* _What you should do_
Write out the material exactly, with the pictures left out.

* _Dataset section_
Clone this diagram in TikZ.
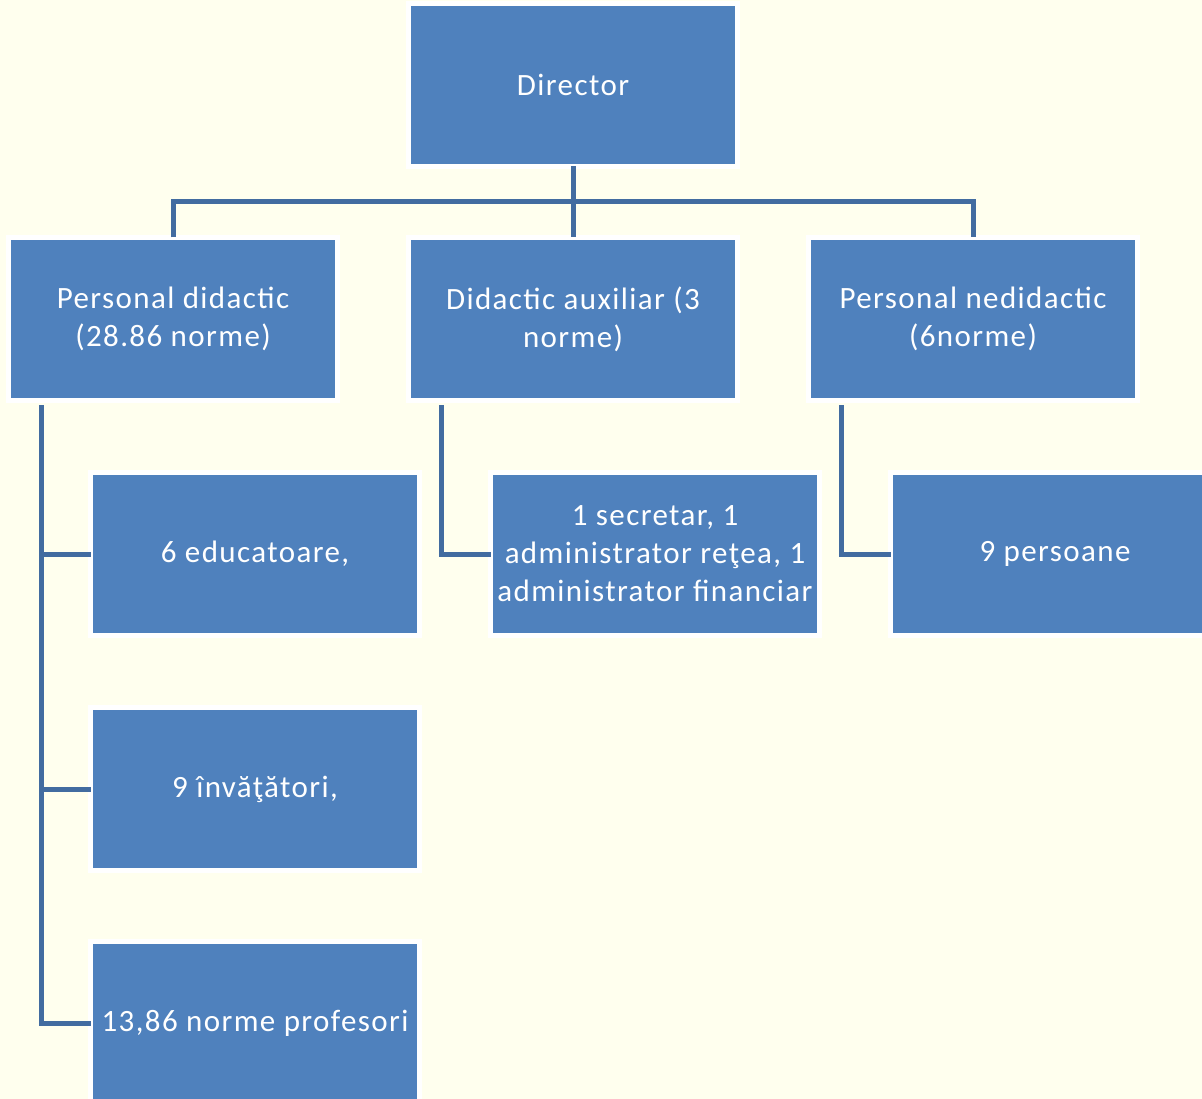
\documentclass[tikz,border=0pt]{standalone}
\usepackage{fontspec}
\setmainfont{Carlito}
\newfontfamily\boxfont[LetterSpace=4.5]{Carlito}
\definecolor{bgc}{RGB}{255,255,238}
\definecolor{boxc}{RGB}{79,129,189}
\definecolor{linec}{RGB}{66,108,160}
\tikzset{
  orgbox/.style={draw=white, line width=5pt, fill=boxc, text=white,
    minimum width=329pt, minimum height=163pt, inner sep=0pt, outer sep=0pt,
    align=center, font=\boxfont\fontsize{31}{38}\selectfont},
  conn/.style={draw=linec, line width=5pt},
}
\begin{document}
\begin{tikzpicture}[x=1pt,y=-1pt]
\useasboundingbox (0,0) rectangle (1202,1099);
\fill[bgc] (0,0) rectangle (1202,1099);
\clip (0,0) rectangle (1202,1099);
% nodes
\node[orgbox] (dir) at (573,85) {Director};
\node[orgbox] (pd) at (173,319) {Personal didactic\\(28.86 norme)};
\node[orgbox] (aux) at (573,319) {Didactic auxiliar (3\\norme)};
\node[orgbox] (nd) at (973,319) {Personal nedidactic\\(6norme)};
\node[orgbox] (edu) at (255,554) {6 educatoare,};
\node[orgbox] (adm) at (655,554) {1 secretar, 1\\administrator reţea, 1\\administrator financiar};
\node[orgbox] (pers) at (1055,554) {9 persoane};
\node[orgbox] (inv) at (255,789) {9 învăţători,};
\node[orgbox] (prof) at (255,1023) {13,86 norme profesori};
% coordinates
\coordinate (bus) at (573,202);
\coordinate (pdl) at (41,405);
\coordinate (auxl) at (441,405);
\coordinate (ndl) at (841,405);
% connectors
\draw[conn] (dir.south) -- (aux.north);
\draw[conn] (pd.north) -- (pd.north |- bus) -- (nd.north |- bus) -- (nd.north);
\draw[conn] (pdl) |- (edu.west);
\draw[conn] (pdl) |- (inv.west);
\draw[conn] (pdl) |- (prof.west);
\draw[conn] (auxl) |- (adm.west);
\draw[conn] (ndl) |- (pers.west);
\end{tikzpicture}
\end{document}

* _Correct response_
Clone this diagram in TikZ.
\documentclass[tikz,border=0pt]{standalone}
\usepackage{fontspec}
\setmainfont{Carlito}
\newfontfamily\boxfont[LetterSpace=4.5]{Carlito}
\definecolor{bgc}{RGB}{255,255,238}
\definecolor{boxc}{RGB}{79,129,189}
\definecolor{linec}{RGB}{66,108,160}
\tikzset{
  orgbox/.style={draw=white, line width=5pt, fill=boxc, text=white,
    minimum width=329pt, minimum height=163pt, inner sep=0pt, outer sep=0pt,
    align=center, font=\boxfont\fontsize{31}{38}\selectfont},
  conn/.style={draw=linec, line width=5pt},
}
\begin{document}
\begin{tikzpicture}[x=1pt,y=-1pt]
\useasboundingbox (0,0) rectangle (1202,1099);
\fill[bgc] (0,0) rectangle (1202,1099);
\clip (0,0) rectangle (1202,1099);
% nodes
\node[orgbox] (dir) at (573,85) {Director};
\node[orgbox] (pd) at (173,319) {Personal didactic\\(28.86 norme)};
\node[orgbox] (aux) at (573,319) {Didactic auxiliar (3\\norme)};
\node[orgbox] (nd) at (973,319) {Personal nedidactic\\(6norme)};
\node[orgbox] (edu) at (255,554) {6 educatoare,};
\node[orgbox] (adm) at (655,554) {1 secretar, 1\\administrator reţea, 1\\administrator financiar};
\node[orgbox] (pers) at (1055,554) {9 persoane};
\node[orgbox] (inv) at (255,789) {9 învăţători,};
\node[orgbox] (prof) at (255,1023) {13,86 norme profesori};
% coordinates
\coordinate (bus) at (573,202);
\coordinate (pdl) at (41,405);
\coordinate (auxl) at (441,405);
\coordinate (ndl) at (841,405);
% connectors
\draw[conn] (dir.south) -- (aux.north);
\draw[conn] (pd.north) -- (pd.north |- bus) -- (nd.north |- bus) -- (nd.north);
\draw[conn] (pdl) |- (edu.west);
\draw[conn] (pdl) |- (inv.west);
\draw[conn] (pdl) |- (prof.west);
\draw[conn] (auxl) |- (adm.west);
\draw[conn] (ndl) |- (pers.west);
\end{tikzpicture}
\end{document}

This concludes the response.